## Data provided
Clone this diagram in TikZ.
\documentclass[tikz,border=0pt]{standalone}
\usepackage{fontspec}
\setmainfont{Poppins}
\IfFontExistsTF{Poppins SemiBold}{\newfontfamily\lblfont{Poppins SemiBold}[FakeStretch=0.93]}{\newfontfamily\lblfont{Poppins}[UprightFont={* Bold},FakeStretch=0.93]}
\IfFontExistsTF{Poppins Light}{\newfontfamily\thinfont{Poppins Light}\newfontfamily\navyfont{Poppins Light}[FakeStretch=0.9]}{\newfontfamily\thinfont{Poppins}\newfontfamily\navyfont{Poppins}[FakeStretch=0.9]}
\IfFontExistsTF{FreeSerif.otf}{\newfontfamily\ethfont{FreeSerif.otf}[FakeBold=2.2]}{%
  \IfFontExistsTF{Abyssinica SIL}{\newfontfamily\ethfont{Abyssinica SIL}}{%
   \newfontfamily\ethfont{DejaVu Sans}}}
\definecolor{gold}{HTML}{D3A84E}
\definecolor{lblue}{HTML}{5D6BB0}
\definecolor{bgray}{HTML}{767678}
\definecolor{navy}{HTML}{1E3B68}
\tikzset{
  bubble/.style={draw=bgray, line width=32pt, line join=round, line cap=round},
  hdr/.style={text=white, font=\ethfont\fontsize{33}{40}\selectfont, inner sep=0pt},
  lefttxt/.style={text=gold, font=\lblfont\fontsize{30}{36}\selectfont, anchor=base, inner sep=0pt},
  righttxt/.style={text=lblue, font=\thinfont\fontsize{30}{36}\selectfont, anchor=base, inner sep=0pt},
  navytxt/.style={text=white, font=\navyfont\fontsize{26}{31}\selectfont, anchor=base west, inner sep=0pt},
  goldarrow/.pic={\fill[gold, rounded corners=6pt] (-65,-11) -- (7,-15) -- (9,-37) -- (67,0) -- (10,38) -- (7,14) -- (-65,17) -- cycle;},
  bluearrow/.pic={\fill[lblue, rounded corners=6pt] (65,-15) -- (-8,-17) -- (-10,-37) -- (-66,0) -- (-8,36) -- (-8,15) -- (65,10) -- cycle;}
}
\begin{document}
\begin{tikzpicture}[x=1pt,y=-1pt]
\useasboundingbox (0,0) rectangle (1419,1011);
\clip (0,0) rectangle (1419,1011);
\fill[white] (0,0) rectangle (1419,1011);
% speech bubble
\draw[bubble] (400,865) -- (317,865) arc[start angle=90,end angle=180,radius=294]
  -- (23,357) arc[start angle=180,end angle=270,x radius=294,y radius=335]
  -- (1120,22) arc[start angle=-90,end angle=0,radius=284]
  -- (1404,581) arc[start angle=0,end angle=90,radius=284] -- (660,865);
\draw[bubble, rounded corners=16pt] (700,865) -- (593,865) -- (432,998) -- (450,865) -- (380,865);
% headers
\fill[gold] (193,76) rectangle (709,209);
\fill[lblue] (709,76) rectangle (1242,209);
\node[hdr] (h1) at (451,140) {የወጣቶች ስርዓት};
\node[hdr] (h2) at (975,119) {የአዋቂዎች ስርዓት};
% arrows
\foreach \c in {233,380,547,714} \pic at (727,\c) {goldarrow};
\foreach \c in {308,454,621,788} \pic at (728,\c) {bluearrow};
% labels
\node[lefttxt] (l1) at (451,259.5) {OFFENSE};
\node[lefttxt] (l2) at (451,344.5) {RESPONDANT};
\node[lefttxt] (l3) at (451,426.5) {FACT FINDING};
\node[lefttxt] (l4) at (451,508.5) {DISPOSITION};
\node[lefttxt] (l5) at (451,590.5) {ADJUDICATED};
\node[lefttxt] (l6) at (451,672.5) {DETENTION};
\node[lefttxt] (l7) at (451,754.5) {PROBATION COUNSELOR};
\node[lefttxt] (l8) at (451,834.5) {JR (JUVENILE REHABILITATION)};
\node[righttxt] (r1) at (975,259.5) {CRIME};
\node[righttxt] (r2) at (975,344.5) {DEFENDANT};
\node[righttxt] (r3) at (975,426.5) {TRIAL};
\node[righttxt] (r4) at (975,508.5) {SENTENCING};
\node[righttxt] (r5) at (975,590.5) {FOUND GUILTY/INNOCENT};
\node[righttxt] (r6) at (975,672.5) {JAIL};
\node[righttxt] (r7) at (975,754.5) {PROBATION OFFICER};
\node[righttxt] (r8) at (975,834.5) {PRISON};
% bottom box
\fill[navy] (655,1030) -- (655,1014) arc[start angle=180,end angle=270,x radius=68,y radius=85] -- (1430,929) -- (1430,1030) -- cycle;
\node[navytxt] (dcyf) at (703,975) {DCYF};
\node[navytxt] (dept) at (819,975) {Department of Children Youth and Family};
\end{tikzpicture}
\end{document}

## Task description
Transcribe every line of the data, exactly as it stands.

## Result of this task
Clone this diagram in TikZ.
\documentclass[tikz,border=0pt]{standalone}
\usepackage{fontspec}
\setmainfont{Poppins}
\IfFontExistsTF{Poppins SemiBold}{\newfontfamily\lblfont{Poppins SemiBold}[FakeStretch=0.93]}{\newfontfamily\lblfont{Poppins}[UprightFont={* Bold},FakeStretch=0.93]}
\IfFontExistsTF{Poppins Light}{\newfontfamily\thinfont{Poppins Light}\newfontfamily\navyfont{Poppins Light}[FakeStretch=0.9]}{\newfontfamily\thinfont{Poppins}\newfontfamily\navyfont{Poppins}[FakeStretch=0.9]}
\IfFontExistsTF{FreeSerif.otf}{\newfontfamily\ethfont{FreeSerif.otf}[FakeBold=2.2]}{%
  \IfFontExistsTF{Abyssinica SIL}{\newfontfamily\ethfont{Abyssinica SIL}}{%
   \newfontfamily\ethfont{DejaVu Sans}}}
\definecolor{gold}{HTML}{D3A84E}
\definecolor{lblue}{HTML}{5D6BB0}
\definecolor{bgray}{HTML}{767678}
\definecolor{navy}{HTML}{1E3B68}
\tikzset{
  bubble/.style={draw=bgray, line width=32pt, line join=round, line cap=round},
  hdr/.style={text=white, font=\ethfont\fontsize{33}{40}\selectfont, inner sep=0pt},
  lefttxt/.style={text=gold, font=\lblfont\fontsize{30}{36}\selectfont, anchor=base, inner sep=0pt},
  righttxt/.style={text=lblue, font=\thinfont\fontsize{30}{36}\selectfont, anchor=base, inner sep=0pt},
  navytxt/.style={text=white, font=\navyfont\fontsize{26}{31}\selectfont, anchor=base west, inner sep=0pt},
  goldarrow/.pic={\fill[gold, rounded corners=6pt] (-65,-11) -- (7,-15) -- (9,-37) -- (67,0) -- (10,38) -- (7,14) -- (-65,17) -- cycle;},
  bluearrow/.pic={\fill[lblue, rounded corners=6pt] (65,-15) -- (-8,-17) -- (-10,-37) -- (-66,0) -- (-8,36) -- (-8,15) -- (65,10) -- cycle;}
}
\begin{document}
\begin{tikzpicture}[x=1pt,y=-1pt]
\useasboundingbox (0,0) rectangle (1419,1011);
\clip (0,0) rectangle (1419,1011);
\fill[white] (0,0) rectangle (1419,1011);
% speech bubble
\draw[bubble] (400,865) -- (317,865) arc[start angle=90,end angle=180,radius=294]
  -- (23,357) arc[start angle=180,end angle=270,x radius=294,y radius=335]
  -- (1120,22) arc[start angle=-90,end angle=0,radius=284]
  -- (1404,581) arc[start angle=0,end angle=90,radius=284] -- (660,865);
\draw[bubble, rounded corners=16pt] (700,865) -- (593,865) -- (432,998) -- (450,865) -- (380,865);
% headers
\fill[gold] (193,76) rectangle (709,209);
\fill[lblue] (709,76) rectangle (1242,209);
\node[hdr] (h1) at (451,140) {የወጣቶች ስርዓት};
\node[hdr] (h2) at (975,119) {የአዋቂዎች ስርዓት};
% arrows
\foreach \c in {233,380,547,714} \pic at (727,\c) {goldarrow};
\foreach \c in {308,454,621,788} \pic at (728,\c) {bluearrow};
% labels
\node[lefttxt] (l1) at (451,259.5) {OFFENSE};
\node[lefttxt] (l2) at (451,344.5) {RESPONDANT};
\node[lefttxt] (l3) at (451,426.5) {FACT FINDING};
\node[lefttxt] (l4) at (451,508.5) {DISPOSITION};
\node[lefttxt] (l5) at (451,590.5) {ADJUDICATED};
\node[lefttxt] (l6) at (451,672.5) {DETENTION};
\node[lefttxt] (l7) at (451,754.5) {PROBATION COUNSELOR};
\node[lefttxt] (l8) at (451,834.5) {JR (JUVENILE REHABILITATION)};
\node[righttxt] (r1) at (975,259.5) {CRIME};
\node[righttxt] (r2) at (975,344.5) {DEFENDANT};
\node[righttxt] (r3) at (975,426.5) {TRIAL};
\node[righttxt] (r4) at (975,508.5) {SENTENCING};
\node[righttxt] (r5) at (975,590.5) {FOUND GUILTY/INNOCENT};
\node[righttxt] (r6) at (975,672.5) {JAIL};
\node[righttxt] (r7) at (975,754.5) {PROBATION OFFICER};
\node[righttxt] (r8) at (975,834.5) {PRISON};
% bottom box
\fill[navy] (655,1030) -- (655,1014) arc[start angle=180,end angle=270,x radius=68,y radius=85] -- (1430,929) -- (1430,1030) -- cycle;
\node[navytxt] (dcyf) at (703,975) {DCYF};
\node[navytxt] (dept) at (819,975) {Department of Children Youth and Family};
\end{tikzpicture}
\end{document}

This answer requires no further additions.